A few months back, after a talk I’d given in Warsaw, I was invited to speak in Sarajevo. “There are dozens of entrepreneurs there,” the woman told me as we sipped drinks in the setting sun on a busy street outside a bar, a favourite for ex-pats working in Poland. “They need to be inspired too.”
Sarajevo sent me spinning. The Sarajevo of my youth conjured images of athletes flying above the snow. The Sarajevo of my adulthood conjures images of death and destruction; of beauty and potential thwarted.
The woman approached me after weeks of travel that had taken me, again, to Berlin and to Krakow, Munich, and Istanbul as well. Months before, in a castle overlooking gorgeous Ljubljana, I met entrepreneurs from Zagreb, Vilnius, and Yerevan.
A year ago, I walked the streets of East Berlin with a young Russian who told me of his plans to distribute work to students around the world all the while really telling me about his life-long desire to rise above, break out, stand apart, and become himself. Earlier last year, I’d sat in a hotel conference room in Chengdu, chatting about the importance of cash flow to entrepreneurs from the Tibetan plateau.
At that moment, standing in the sunset on a Warsaw street corner, I recalled all of these people. I was transfixed: Sarajevo has a startup community.

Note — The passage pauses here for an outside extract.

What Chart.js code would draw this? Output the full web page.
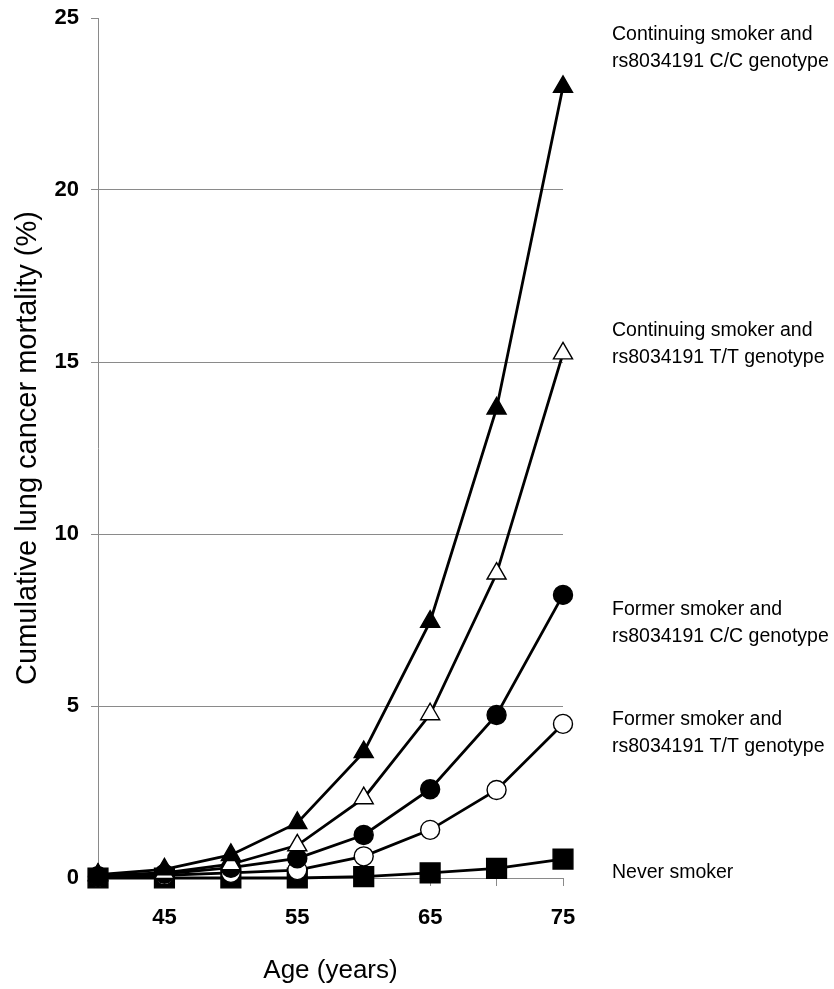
<!DOCTYPE html>
<html>
<head>
<meta charset="utf-8">
<script src="https://cdn.jsdelivr.net/npm/chart.js@4.4.1/dist/chart.umd.min.js"></script>
<style>
  html, body { margin: 0; padding: 0; background: #ffffff; }
  #c { display: block; }
</style>
</head>
<body>
<canvas id="c" width="834" height="989"></canvas>
<script>
// ---- Data ----
const ages = [40, 45, 50, 55, 60, 65, 70, 75];
const continuingCC = [0.10, 0.25, 0.67, 1.60, 3.66, 7.45, 13.65, 23.0];
const continuingTT = [0.08, 0.15, 0.40, 0.95, 2.32, 4.76, 8.85, 15.25];
const formerCC     = [0.05, 0.12, 0.30, 0.57, 1.25, 2.58, 4.74, 8.23];
const formerTT     = [0.03, 0.08, 0.15, 0.23, 0.63, 1.40, 2.56, 4.48];
const neverSmoker  = [0.00, 0.00, 0.00, 0.00, 0.04, 0.15, 0.28, 0.55];

const xTickLabels = [45, 55, 65, 75];
const yTicks = [0, 5, 10, 15, 20, 25];

const seriesNames = [
  ["Continuing smoker and", "rs8034191 C/C genotype"],
  ["Continuing smoker and", "rs8034191 T/T genotype"],
  ["Former smoker and", "rs8034191 C/C genotype"],
  ["Former smoker and", "rs8034191 T/T genotype"],
  ["Never smoker"]
];
// value (y-axis units) where each label's first line is centred
const labelAnchors = [24.53, 15.9, 7.79, 4.59, 0.15];

const toPts = arr => arr.map((v, i) => ({ x: ages[i], y: v }));

function ds(name, values, style, fill, radius) {
  return {
    label: name.join(' '),
    data: toPts(values),
    borderColor: '#000000',
    borderWidth: 2.8,
    pointStyle: style,
    pointRadius: radius,
    pointHoverRadius: radius,
    pointBackgroundColor: fill,
    pointBorderColor: '#000000',
    pointBorderWidth: 1.4,
    tension: 0,
    clip: false
  };
}

const labelPlugin = {
  id: 'rightLabels',
  afterDraw(chart) {
    const ctx = chart.ctx;
    const xs = chart.scales.x, ys = chart.scales.y;
    const x0 = xs.getPixelForValue(75) + 49;
    ctx.save();
    ctx.fillStyle = '#000000';
    ctx.font = '19.5px "Liberation Sans", Arial, sans-serif';
    ctx.textAlign = 'left';
    ctx.textBaseline = 'middle';
    seriesNames.forEach((lines, i) => {
      const y0 = ys.getPixelForValue(labelAnchors[i]);
      lines.forEach((t, j) => ctx.fillText(t, x0, y0 + j * 27));
    });
    ctx.restore();
  }
};

const gridGray = '#8a8a8a';

new Chart(document.getElementById('c'), {
  type: 'line',
  data: {
    datasets: [
      ds(seriesNames[0], continuingCC, 'triangle', '#000000', 11),
      ds(seriesNames[1], continuingTT, 'triangle', '#ffffff', 11),
      ds(seriesNames[2], formerCC, 'circle', '#000000', 9.5),
      ds(seriesNames[3], formerTT, 'circle', '#ffffff', 9.5),
      ds(seriesNames[4], neverSmoker, 'rect', '#000000', 14)
    ]
  },
  options: {
    responsive: false,
    animation: false,
    devicePixelRatio: 1,
    layout: { padding: { left: 0, top: 18, right: 271, bottom: 0 } },
    plugins: {
      legend: { display: false },
      tooltip: { enabled: false }
    },
    scales: {
      x: {
        type: 'linear',
        min: 40, max: 75,
        afterFit(scale) { scale.height = 111; scale.paddingLeft = 0; scale.paddingRight = 0; },
        border: { display: true, color: gridGray, width: 1 },
        grid: { display: true, drawOnChartArea: false, drawTicks: true, tickLength: 8, tickColor: gridGray, color: gridGray },
        ticks: {
          stepSize: 5,
          padding: 19,
          color: '#000000',
          font: { family: '"Liberation Sans", Arial, sans-serif', size: 22, weight: 'bold' },
          maxRotation: 0,
          autoSkip: false,
          callback: v => xTickLabels.includes(v) ? String(v) : ''
        },
        title: {
          display: true,
          text: 'Age (years)',
          color: '#000000',
          font: { family: '"Liberation Sans", Arial, sans-serif', size: 26, weight: 'normal' },
          padding: { top: 0, bottom: 3 }
        }
      },
      y: {
        min: 0, max: 25,
        afterFit(scale) { scale.width = 98; scale.paddingTop = 0; scale.paddingBottom = 0; },
        afterBuildTicks(scale) { scale.ticks = yTicks.map(v => ({ value: v })); },
        border: { display: true, color: gridGray, width: 1 },
        grid: {
          display: true,
          drawTicks: true,
          tickLength: 7,
          tickColor: gridGray,
          color: c => (c.tick && (c.tick.value === 25 || c.tick.value === 0)) ? 'rgba(0,0,0,0)' : gridGray
        },
        ticks: {
          padding: 12,
          color: '#000000',
          font: { family: '"Liberation Sans", Arial, sans-serif', size: 22, weight: 'bold' }
        },
        title: {
          display: true,
          text: 'Cumulative lung cancer mortality (%)',
          color: '#000000',
          font: { family: '"Liberation Sans", Arial, sans-serif', size: 29, weight: 'normal' },
          padding: { top: 11, bottom: 0 }
        }
      }
    }
  },
  plugins: [labelPlugin]
});
</script>
</body>
</html>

I remember when the Berlin Wall fell. I remember being told that the forces of Democracy had defeated the bogeymen of my Cold War-dominated youth, Socialism and Communism. I remember Presidents past talking about democracy marching on. At the time, I wondered and doubted. Now I understand. No one won. No system defeated another. That is, the changes implicit in this movement have little to do with the machinations of politicians. What is happening is far more powerful, far more important. From Moscow to Chengdu, from Tunisia to Armenia from San Jose to New York to Boulder, people are taking control of their lives.
I often write about the challenges of being an entrepreneur; it is a large part of why people come to see me. Because of this I try to avoid anything that smacks of the naive cheerleading that often passes for analysis (Apologies to my friends at Inc., Fast Company and, even, the Harvard Business Review but each of you could do a better job of warning about the dangers of pursuing the startup life.).
Those who seek to create their own startup do so more often out of the desires for freedom, dignity, validation and, ultimately, self-actualization (in the full Maslow-vian sense) than for riches. (Indeed, those who seek riches most often fail.) For them, and despite what most politicians and government officials blather on about, it’s not about jobs. It’s about life.
Which is why Startup Communities, by my friend Brad Feld, is so important and why my friends in Armenia, China, Tunisia, Turkey, Germany, Iceland, the Czech Republic, Croatia, Slovenia, the United Kingdom, as well as Idaho, Texas, et al should read it. (You can order it here. You can also take his workshop developed by my friends at Cojourneo in support of the book here. )
The book essentially lays out a blueprint for creating and nurturing startup communities for, as Brad writes, “I have a deeply held belief that you can create a long-term, vibrant, sustainable startup community in any city in the world, but it’s hard and takes the right kind of philosophy, approach, leadership, and dedication over a long period of time.”
He calls his framework The Boulder Thesis and it consists of four components:
- Entrepreneurs must be the leaders
- They must take a long-term view
- The community must be inclusive of anyone who wants to engage at any level
- You must have activities and events that engage the entire entrepreneurial stack
What I love most about this view is what it lacks: notice there’s no call for government action; no pontificating on the need to create “technology parks” where the only people who tend to make money are real estate developers. No pleas for tax breaks or incentives. Indeed, the most important aspect of his view is its focus on the entrepreneurs themselves. You guys, he says, have to do it yourselves.
That fits so well with what drives people to become entrepreneurs: savouring the dignity and pride in being responsible for your own failure or success.
Ultimately, that singular experience of doing it ourselves is the magic behind the entrepreneur-led social revolutions implicit in the startup communities around the world. Just as no one should hand you a job, no one is going to hand you your freedom.
As I internalize that reality, and all the ways it’s shaped my life and the lives of the men and women I work with every day, I realise I have my own little thesis brewing: freedom, dignity, pride, opportunity all coexist with the success/failure roller-coaster of the startup life. And that co-existence is more likely to lift people out of poverty, war, and chaos than any political intervention. I think I’ll call my framework The Sarajevo Effect.